Dr. Hansen said it was premature to point to a particular reason for the change because methane has so many sources. About 70 percent comes from human activities with most from fossil-fuel extraction. But methane also comes from sources as varied as the digestive tract of cattle and termites, wetlands, rice paddies and garbage dumps.
The scientists collected measurements of methane in the air taken at 43 monitoring stations around the world and compared them with a European database of records kept on emissions from various sources.
By examining regional difference in methane concentrations, they found the plateau appeared to result mainly from a sharp drop in emissions in 1991 and 1992 in latitudes north of 50 degrees a region dominated by Russia and Canada.
Other evidence, they said, pointed more precisely to Russia, including measurements taken at Canada's Alert military base the northernmost inhabited spot on Earth that tracked air masses drifting directly from Siberia.
The drop in methane levels there appears to have more than compensated for a rise in emissions from Asia, said Dr. Edward J. Dlugokencky, the lead author of the study and a scientist at the Boulder laboratory.
"If we hadn't had decreases in the former Soviet Union, we wouldn't have seen methane flat for the last four years," he said.
Some scientists concurred with that conclusion, but other experts on methane, though agreeing a plateau had been reached, said they were not yet convinced that the Russian downturn in emissions was the reason.
"Methane is an incredibly messy problem," said Dr. Inez Y. Fung, the director of the atmospheric sciences center at the University of California at Berkeley. She said its level varies not only as sources shrink or grow, but also because it is destroyed at changing rates depending on other substances, including other pollution, in the air.
And, she added, the estimates of emissions from various sources, particularly nonindustrial ones like rice cultivation, are extremely rough.

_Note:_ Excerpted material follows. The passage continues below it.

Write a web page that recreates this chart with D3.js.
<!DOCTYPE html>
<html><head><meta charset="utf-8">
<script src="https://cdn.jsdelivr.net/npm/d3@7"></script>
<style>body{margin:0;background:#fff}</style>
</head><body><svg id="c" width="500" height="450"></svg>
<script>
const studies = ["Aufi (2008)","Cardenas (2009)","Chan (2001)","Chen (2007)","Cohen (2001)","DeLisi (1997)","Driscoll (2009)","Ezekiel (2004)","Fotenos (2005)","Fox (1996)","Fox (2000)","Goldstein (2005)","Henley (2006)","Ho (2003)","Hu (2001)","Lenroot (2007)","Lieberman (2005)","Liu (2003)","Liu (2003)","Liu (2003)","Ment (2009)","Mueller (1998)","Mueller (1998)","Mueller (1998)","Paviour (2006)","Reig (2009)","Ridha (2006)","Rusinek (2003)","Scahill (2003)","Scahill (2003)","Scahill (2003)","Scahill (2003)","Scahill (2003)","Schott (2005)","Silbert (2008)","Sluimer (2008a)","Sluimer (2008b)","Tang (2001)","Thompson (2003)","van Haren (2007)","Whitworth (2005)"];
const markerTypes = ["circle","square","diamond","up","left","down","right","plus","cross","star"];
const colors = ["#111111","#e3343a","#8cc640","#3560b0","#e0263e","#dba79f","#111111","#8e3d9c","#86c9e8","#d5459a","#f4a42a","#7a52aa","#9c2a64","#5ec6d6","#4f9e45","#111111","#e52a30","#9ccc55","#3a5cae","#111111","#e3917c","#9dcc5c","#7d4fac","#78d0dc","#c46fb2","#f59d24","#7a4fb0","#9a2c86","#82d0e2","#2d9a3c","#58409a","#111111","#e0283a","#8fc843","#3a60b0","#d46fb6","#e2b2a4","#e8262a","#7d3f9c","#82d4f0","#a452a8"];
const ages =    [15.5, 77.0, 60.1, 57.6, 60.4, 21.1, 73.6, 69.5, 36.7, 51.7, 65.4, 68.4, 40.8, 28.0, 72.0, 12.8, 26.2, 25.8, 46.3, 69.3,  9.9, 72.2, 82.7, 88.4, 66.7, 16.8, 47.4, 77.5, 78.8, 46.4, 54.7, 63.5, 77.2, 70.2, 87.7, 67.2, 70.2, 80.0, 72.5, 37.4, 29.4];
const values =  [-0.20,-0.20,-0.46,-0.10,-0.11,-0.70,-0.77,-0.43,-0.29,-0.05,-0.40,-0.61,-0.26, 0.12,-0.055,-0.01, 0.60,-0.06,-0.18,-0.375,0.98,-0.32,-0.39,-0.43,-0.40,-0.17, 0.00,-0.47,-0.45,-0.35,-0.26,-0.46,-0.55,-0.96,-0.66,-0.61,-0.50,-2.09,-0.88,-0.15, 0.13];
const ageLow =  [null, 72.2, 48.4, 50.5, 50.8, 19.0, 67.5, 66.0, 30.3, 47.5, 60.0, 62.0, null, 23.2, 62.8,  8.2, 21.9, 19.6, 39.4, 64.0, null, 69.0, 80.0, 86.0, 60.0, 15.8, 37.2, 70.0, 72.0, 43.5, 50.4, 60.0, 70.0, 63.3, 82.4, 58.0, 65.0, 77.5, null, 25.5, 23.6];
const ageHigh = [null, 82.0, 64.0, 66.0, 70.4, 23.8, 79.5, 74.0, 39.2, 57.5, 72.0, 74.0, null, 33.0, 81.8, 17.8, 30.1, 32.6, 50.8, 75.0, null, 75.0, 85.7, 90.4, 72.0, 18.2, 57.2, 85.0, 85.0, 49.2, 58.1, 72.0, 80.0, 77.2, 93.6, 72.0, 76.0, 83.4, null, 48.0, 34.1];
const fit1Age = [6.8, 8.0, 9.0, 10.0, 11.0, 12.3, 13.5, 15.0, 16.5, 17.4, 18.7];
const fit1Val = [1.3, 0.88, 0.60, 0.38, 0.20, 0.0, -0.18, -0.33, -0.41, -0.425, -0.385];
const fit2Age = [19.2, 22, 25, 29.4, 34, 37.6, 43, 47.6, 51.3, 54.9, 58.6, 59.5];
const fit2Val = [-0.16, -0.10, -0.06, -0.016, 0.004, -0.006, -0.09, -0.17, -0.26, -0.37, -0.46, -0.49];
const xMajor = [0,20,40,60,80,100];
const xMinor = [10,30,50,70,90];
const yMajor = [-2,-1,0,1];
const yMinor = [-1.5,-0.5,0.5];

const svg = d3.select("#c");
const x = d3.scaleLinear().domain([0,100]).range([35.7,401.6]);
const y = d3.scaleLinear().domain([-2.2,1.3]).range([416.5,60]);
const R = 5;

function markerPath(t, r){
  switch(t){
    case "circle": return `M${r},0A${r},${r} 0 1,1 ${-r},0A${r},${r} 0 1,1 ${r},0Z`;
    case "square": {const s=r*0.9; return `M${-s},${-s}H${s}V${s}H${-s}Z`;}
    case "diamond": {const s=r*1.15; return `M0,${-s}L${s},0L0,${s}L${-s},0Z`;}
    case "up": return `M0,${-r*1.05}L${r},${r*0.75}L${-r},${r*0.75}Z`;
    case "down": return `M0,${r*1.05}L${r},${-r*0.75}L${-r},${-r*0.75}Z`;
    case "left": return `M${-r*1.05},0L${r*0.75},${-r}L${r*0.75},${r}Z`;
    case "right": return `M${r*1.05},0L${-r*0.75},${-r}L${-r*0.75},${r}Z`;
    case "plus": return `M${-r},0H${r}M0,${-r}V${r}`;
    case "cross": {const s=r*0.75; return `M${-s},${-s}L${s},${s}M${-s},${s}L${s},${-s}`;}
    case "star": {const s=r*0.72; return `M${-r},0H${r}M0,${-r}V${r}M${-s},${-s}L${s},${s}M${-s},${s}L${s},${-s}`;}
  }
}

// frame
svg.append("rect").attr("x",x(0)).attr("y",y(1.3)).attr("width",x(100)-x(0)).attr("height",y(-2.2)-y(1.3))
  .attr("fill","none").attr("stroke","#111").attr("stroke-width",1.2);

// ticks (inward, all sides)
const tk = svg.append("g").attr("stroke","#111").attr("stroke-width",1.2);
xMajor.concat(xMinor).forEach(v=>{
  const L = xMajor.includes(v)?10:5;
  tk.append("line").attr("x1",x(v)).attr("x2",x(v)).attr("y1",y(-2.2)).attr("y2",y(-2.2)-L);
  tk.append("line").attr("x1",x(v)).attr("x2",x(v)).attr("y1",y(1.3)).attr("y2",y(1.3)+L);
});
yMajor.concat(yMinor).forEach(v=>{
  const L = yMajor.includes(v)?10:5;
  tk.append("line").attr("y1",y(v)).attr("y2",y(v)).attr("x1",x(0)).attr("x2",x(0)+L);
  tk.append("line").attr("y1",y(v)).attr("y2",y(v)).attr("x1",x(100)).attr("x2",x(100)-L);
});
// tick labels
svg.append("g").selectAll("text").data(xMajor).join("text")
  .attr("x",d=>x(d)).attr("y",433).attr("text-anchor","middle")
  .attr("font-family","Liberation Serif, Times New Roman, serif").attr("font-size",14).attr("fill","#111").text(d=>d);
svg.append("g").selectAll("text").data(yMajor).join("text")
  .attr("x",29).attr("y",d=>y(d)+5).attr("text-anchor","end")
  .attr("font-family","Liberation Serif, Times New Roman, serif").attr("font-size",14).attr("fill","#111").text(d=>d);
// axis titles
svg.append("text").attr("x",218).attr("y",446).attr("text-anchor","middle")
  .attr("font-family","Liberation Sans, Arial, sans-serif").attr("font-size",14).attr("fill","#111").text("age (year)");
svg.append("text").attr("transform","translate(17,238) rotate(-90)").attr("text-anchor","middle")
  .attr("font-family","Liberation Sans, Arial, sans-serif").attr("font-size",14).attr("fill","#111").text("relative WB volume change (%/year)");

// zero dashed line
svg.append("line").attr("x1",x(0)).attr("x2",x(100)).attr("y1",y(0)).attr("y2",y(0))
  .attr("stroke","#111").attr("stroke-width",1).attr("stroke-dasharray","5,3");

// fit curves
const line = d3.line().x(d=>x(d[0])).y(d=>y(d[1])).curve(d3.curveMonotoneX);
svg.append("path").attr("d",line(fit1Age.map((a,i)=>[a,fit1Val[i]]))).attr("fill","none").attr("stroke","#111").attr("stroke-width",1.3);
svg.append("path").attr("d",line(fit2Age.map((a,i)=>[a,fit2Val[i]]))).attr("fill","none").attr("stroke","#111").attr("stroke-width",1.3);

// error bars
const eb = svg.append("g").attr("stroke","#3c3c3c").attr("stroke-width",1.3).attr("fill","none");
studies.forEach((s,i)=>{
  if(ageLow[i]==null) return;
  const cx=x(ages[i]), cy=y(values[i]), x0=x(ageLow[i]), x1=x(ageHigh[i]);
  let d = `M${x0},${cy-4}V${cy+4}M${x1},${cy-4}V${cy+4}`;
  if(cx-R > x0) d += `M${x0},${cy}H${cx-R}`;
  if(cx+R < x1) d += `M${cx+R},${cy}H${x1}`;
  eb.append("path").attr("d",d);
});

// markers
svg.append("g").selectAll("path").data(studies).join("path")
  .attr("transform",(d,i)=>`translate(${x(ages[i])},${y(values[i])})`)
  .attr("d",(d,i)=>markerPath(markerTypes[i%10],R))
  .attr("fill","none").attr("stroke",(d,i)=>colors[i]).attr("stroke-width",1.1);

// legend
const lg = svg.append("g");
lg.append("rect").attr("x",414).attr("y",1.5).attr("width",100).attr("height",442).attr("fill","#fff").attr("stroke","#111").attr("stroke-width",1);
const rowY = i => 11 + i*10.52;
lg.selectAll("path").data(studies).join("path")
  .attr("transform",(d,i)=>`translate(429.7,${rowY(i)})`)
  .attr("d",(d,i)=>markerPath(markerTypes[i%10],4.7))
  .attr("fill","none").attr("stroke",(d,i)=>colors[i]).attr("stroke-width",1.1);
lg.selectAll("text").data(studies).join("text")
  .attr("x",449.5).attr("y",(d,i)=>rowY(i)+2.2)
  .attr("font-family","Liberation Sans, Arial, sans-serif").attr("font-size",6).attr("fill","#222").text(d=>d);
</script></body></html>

She said an untapped source of evidence that could show the link to Russian gas fields could be satellite images of the world at night. Flares on oil rigs destroy only a portion of the methane and could reveal overall activity, and leakage, in such areas, she said.

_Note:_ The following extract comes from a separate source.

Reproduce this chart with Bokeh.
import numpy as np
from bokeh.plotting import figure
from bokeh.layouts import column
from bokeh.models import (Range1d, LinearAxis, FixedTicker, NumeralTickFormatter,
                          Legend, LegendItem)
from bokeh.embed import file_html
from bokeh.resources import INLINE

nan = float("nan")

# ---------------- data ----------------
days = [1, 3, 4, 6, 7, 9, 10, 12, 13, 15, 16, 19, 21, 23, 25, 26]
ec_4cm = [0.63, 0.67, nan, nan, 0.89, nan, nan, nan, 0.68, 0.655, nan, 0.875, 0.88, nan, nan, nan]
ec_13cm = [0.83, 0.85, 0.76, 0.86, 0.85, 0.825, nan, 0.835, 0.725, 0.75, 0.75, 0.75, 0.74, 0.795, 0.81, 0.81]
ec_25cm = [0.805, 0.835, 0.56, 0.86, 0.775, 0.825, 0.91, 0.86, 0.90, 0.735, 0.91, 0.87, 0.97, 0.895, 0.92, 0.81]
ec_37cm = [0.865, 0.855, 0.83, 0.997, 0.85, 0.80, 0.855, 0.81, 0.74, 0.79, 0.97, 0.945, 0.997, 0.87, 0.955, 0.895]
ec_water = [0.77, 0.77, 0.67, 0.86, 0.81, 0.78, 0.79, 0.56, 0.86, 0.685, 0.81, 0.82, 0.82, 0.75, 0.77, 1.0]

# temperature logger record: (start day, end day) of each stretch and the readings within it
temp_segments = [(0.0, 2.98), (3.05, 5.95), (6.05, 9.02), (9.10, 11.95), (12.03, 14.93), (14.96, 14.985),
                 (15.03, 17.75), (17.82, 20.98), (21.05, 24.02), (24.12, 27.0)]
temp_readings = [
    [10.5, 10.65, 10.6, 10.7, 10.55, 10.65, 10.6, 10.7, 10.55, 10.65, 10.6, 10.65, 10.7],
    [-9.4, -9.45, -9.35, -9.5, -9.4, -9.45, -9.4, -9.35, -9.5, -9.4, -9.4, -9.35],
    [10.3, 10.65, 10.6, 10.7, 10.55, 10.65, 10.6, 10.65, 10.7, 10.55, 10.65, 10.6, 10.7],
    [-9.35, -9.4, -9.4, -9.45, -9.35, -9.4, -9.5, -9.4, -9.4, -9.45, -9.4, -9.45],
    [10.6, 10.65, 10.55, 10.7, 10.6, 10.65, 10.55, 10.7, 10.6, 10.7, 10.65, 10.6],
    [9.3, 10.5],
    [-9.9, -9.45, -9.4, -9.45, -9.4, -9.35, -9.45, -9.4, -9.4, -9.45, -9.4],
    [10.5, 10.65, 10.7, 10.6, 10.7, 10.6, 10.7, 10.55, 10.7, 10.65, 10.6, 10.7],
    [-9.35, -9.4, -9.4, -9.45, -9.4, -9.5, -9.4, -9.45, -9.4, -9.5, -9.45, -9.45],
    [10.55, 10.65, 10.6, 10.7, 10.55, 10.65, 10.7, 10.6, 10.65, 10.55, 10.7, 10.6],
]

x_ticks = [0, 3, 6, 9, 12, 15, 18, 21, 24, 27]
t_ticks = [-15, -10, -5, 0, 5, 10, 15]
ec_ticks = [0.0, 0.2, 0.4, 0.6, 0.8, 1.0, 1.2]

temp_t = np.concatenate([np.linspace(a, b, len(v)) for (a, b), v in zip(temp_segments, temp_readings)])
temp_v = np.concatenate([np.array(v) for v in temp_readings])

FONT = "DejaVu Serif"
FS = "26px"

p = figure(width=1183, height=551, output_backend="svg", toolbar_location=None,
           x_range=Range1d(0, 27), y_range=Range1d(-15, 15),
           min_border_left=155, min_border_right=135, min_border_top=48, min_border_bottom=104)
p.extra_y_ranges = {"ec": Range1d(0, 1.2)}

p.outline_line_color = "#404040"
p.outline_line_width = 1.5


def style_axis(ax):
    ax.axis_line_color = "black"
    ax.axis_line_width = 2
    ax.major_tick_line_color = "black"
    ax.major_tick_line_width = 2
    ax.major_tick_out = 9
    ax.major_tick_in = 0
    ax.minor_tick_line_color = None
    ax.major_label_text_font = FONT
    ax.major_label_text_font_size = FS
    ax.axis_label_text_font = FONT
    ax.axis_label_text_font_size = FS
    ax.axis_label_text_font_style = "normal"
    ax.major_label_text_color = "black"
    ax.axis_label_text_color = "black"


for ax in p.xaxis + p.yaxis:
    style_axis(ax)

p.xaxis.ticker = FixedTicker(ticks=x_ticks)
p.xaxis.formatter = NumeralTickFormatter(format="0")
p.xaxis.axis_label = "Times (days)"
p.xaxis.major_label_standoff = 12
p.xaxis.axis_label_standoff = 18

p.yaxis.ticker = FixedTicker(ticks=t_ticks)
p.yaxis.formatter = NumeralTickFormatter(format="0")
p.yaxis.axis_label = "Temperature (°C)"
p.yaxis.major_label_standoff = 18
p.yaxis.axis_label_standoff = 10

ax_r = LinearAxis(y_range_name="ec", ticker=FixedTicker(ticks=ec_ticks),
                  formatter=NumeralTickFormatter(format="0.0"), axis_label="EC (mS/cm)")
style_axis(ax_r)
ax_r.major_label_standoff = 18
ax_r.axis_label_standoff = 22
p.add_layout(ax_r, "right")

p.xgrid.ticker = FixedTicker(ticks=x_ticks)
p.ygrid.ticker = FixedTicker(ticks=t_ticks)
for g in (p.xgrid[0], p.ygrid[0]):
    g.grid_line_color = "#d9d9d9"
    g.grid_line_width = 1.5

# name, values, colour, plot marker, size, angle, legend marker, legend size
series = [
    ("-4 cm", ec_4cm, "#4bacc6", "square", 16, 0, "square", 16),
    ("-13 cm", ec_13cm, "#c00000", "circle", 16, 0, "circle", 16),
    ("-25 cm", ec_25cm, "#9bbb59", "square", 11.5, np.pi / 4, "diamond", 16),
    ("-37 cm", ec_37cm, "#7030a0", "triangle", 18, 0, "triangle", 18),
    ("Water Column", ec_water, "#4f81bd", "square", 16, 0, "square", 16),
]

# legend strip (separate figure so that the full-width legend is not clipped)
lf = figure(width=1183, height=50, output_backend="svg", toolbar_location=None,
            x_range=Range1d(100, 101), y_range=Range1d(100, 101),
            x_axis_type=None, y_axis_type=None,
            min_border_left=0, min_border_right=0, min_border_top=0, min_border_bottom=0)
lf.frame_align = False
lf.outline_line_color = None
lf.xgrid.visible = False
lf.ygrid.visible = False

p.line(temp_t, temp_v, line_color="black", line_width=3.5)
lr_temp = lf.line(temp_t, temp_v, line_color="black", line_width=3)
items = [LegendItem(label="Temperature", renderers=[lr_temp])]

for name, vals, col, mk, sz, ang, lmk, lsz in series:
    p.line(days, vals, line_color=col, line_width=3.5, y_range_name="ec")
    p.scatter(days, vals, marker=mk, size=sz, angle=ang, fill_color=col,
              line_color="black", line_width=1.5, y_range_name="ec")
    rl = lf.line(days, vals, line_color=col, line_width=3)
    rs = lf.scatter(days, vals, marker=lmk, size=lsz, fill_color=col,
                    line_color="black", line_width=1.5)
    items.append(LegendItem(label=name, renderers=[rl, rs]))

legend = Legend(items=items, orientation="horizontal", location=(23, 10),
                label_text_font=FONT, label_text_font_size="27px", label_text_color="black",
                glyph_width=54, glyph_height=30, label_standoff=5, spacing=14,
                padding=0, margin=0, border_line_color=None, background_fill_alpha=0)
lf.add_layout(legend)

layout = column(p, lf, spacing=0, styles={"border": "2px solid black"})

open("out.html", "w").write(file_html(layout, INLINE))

The biggest question now is whether methane will resume the climb that has more than doubled its concentration since the start of the industrial revolution.

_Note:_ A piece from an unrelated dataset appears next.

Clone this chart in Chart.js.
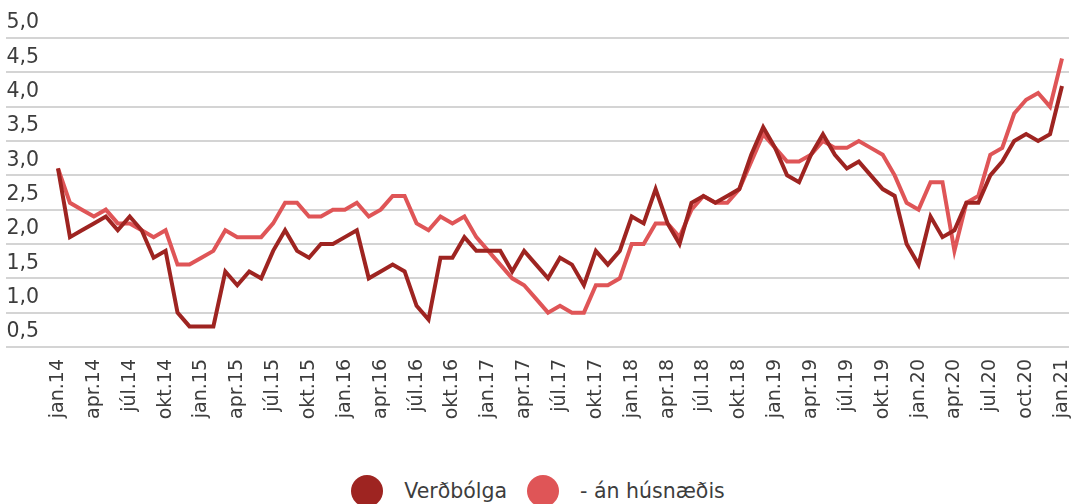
<!DOCTYPE html>
<html>
<head>
<meta charset="utf-8">
<script src="https://cdn.jsdelivr.net/npm/chart.js@4.4.1/dist/chart.umd.min.js"></script>
<style>
  body { margin: 0; background: #fff; }
  #wrap { position: relative; width: 1076px; height: 504px; overflow: hidden; }
  #legend {
    position: absolute; left: 0; top: 475px; width: 1076px; height: 32px;
    display: flex; justify-content: center; align-items: center;
    font-family: "DejaVu Sans", sans-serif; font-size: 20.5px; color: #3d3d3d;
  }
  #legend .item { display: flex; align-items: center; margin: 0 10px; }
  #legend .dot { width: 32px; height: 32px; border-radius: 50%; margin-right: 21px; }
</style>
</head>
<body>
<div id="wrap">
  <canvas id="chart" width="1076" height="430"></canvas>
  <div id="legend"></div>
</div>
<script>
// categories (monthly, jan.14 - jan.21)
const labels = [
  'jan.14', 'feb.14', 'mar.14', 'apr.14', 'maí.14', 'jún.14', 'júl.14', 'ágú.14', 'sep.14', 'okt.14', 'nóv.14', 'des.14',
  'jan.15', 'feb.15', 'mar.15', 'apr.15', 'maí.15', 'jún.15', 'júl.15', 'ágú.15', 'sep.15', 'okt.15', 'nóv.15', 'des.15',
  'jan.16', 'feb.16', 'mar.16', 'apr.16', 'maí.16', 'jún.16', 'júl.16', 'ágú.16', 'sep.16', 'okt.16', 'nóv.16', 'des.16',
  'jan.17', 'feb.17', 'mar.17', 'apr.17', 'maí.17', 'jún.17', 'júl.17', 'ágú.17', 'sep.17', 'okt.17', 'nóv.17', 'des.17',
  'jan.18', 'feb.18', 'mar.18', 'apr.18', 'maí.18', 'jún.18', 'júl.18', 'ágú.18', 'sep.18', 'okt.18', 'nóv.18', 'des.18',
  'jan.19', 'feb.19', 'mar.19', 'apr.19', 'maí.19', 'jún.19', 'júl.19', 'ágú.19', 'sep.19', 'okt.19', 'nóv.19', 'des.19',
  'jan.20', 'feb.20', 'mar.20', 'apr.20', 'maí.20', 'jún.20', 'jul.20', 'ágú.20', 'sep.20', 'oct.20', 'nóv.20', 'des.20',
  'jan.21'
];

// Verðbólga
const inflation = [
  3.1, 2.1, 2.2, 2.3, 2.4, 2.2, 2.4, 2.2, 1.8, 1.9, 1.0, 0.8,
  0.8, 0.8, 1.6, 1.4, 1.6, 1.5, 1.9, 2.2, 1.9, 1.8, 2.0, 2.0,
  2.1, 2.2, 1.5, 1.6, 1.7, 1.6, 1.1, 0.9, 1.8, 1.8, 2.1, 1.9,
  1.9, 1.9, 1.6, 1.9, 1.7, 1.5, 1.8, 1.7, 1.4, 1.9, 1.7, 1.9,
  2.4, 2.3, 2.8, 2.3, 2.0, 2.6, 2.7, 2.6, 2.7, 2.8, 3.3, 3.7,
  3.4, 3.0, 2.9, 3.3, 3.6, 3.3, 3.1, 3.2, 3.0, 2.8, 2.7, 2.0,
  1.7, 2.4, 2.1, 2.2, 2.6, 2.6, 3.0, 3.2, 3.5, 3.6, 3.5, 3.6,
  4.3
];

// - án húsnæðis
const exHousing = [
  3.1, 2.6, 2.5, 2.4, 2.5, 2.3, 2.3, 2.2, 2.1, 2.2, 1.7, 1.7,
  1.8, 1.9, 2.2, 2.1, 2.1, 2.1, 2.3, 2.6, 2.6, 2.4, 2.4, 2.5,
  2.5, 2.6, 2.4, 2.5, 2.7, 2.7, 2.3, 2.2, 2.4, 2.3, 2.4, 2.1,
  1.9, 1.7, 1.5, 1.4, 1.2, 1.0, 1.1, 1.0, 1.0, 1.4, 1.4, 1.5,
  2.0, 2.0, 2.3, 2.3, 2.1, 2.5, 2.7, 2.6, 2.6, 2.8, 3.2, 3.6,
  3.4, 3.2, 3.2, 3.3, 3.5, 3.4, 3.4, 3.5, 3.4, 3.3, 3.0, 2.6,
  2.5, 2.9, 2.9, 1.9, 2.6, 2.7, 3.3, 3.4, 3.9, 4.1, 4.2, 4.0,
  4.7
];

const yMin = 0.5;
const yMax = 5.0;
const yStep = 0.5;

const darkRed = '#9e2421';
const lightRed = '#df5557';
const gridColor = '#d4d4d4';
const textColor = '#3d3d3d';

// horizontal grid lines run under the y labels too
const wideGrid = {
  id: 'wideGrid',
  beforeDatasetsDraw(chart) {
    const ctx = chart.ctx;
    const y = chart.scales.y;
    ctx.save();
    ctx.strokeStyle = gridColor;
    ctx.lineWidth = 2;
    y.ticks.forEach(function(t) {
      const py = Math.round(y.getPixelForValue(t.value));
      ctx.beginPath();
      ctx.moveTo(6, py);
      ctx.lineTo(chart.chartArea.right + 7, py);
      ctx.stroke();
    });
    ctx.restore();
  }
};

const chart = new Chart(document.getElementById('chart'), {
  type: 'line',
  data: {
    labels: labels,
    datasets: [{
      label: 'Verðbólga',
      data: inflation,
      borderColor: darkRed,
      backgroundColor: darkRed,
      borderWidth: 4,
      pointRadius: 0,
      tension: 0
    }, {
      label: '- án húsnæðis',
      data: exHousing,
      borderColor: lightRed,
      backgroundColor: lightRed,
      borderWidth: 4,
      pointRadius: 0,
      tension: 0
    }]
  },
  options: {
    responsive: false,
    animation: false,
    layout: {
      padding: { top: 38, left: 6, right: 14, bottom: 0 }
    },
    plugins: {
      legend: { display: false },
      tooltip: { enabled: false }
    },
    scales: {
      x: {
        grid: { display: false, drawTicks: false },
        border: { display: false },
        ticks: {
          autoSkip: false,
          minRotation: 90,
          maxRotation: 90,
          padding: 12,
          color: textColor,
          font: { family: 'DejaVu Sans', size: 19 },
          callback: function(value, index) {
            return index % 3 === 0 ? labels[index] : null;
          }
        },
        afterFit: function(scale) {
          scale.height = 83;
          scale.paddingLeft = 0;
          scale.paddingRight = 0;
        }
      },
      y: {
        min: yMin,
        max: yMax,
        grid: { display: false, drawTicks: false },
        border: { display: false },
        ticks: {
          stepSize: yStep,
          padding: 19,
          labelOffset: -15,
          color: textColor,
          font: { family: 'DejaVu Sans', size: 20.5 },
          callback: function(value) {
            return value.toFixed(1).replace('.', ',');
          }
        },
        afterFit: function(scale) { scale.width = 52; }
      }
    }
  },
  plugins: [wideGrid]
});

// legend under the chart
const legendBox = document.getElementById('legend');
chart.data.datasets.forEach(function(ds) {
  const item = document.createElement('div');
  item.className = 'item';
  const dot = document.createElement('span');
  dot.className = 'dot';
  dot.style.background = ds.borderColor;
  const txt = document.createElement('span');
  txt.textContent = ds.label;
  item.appendChild(dot);
  item.appendChild(txt);
  legendBox.appendChild(item);
});
</script>
</body>
</html>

Dr. Dlugokencky said that all depends on how assertively countries and companies work to stem emissions noting that human behavior is the most uncertain factor of all.
Prof. Jesse H. Ausubel, the director of Program for the Human Environment at Rockefeller University in Manhattan, said that particularly now that natural gas has become a valuable commodity there are strong economic incentives to stop leaks.
"This is better than a no regrets action," he said. "This should be a case where, with little outlay, people can actually win an economic benefit."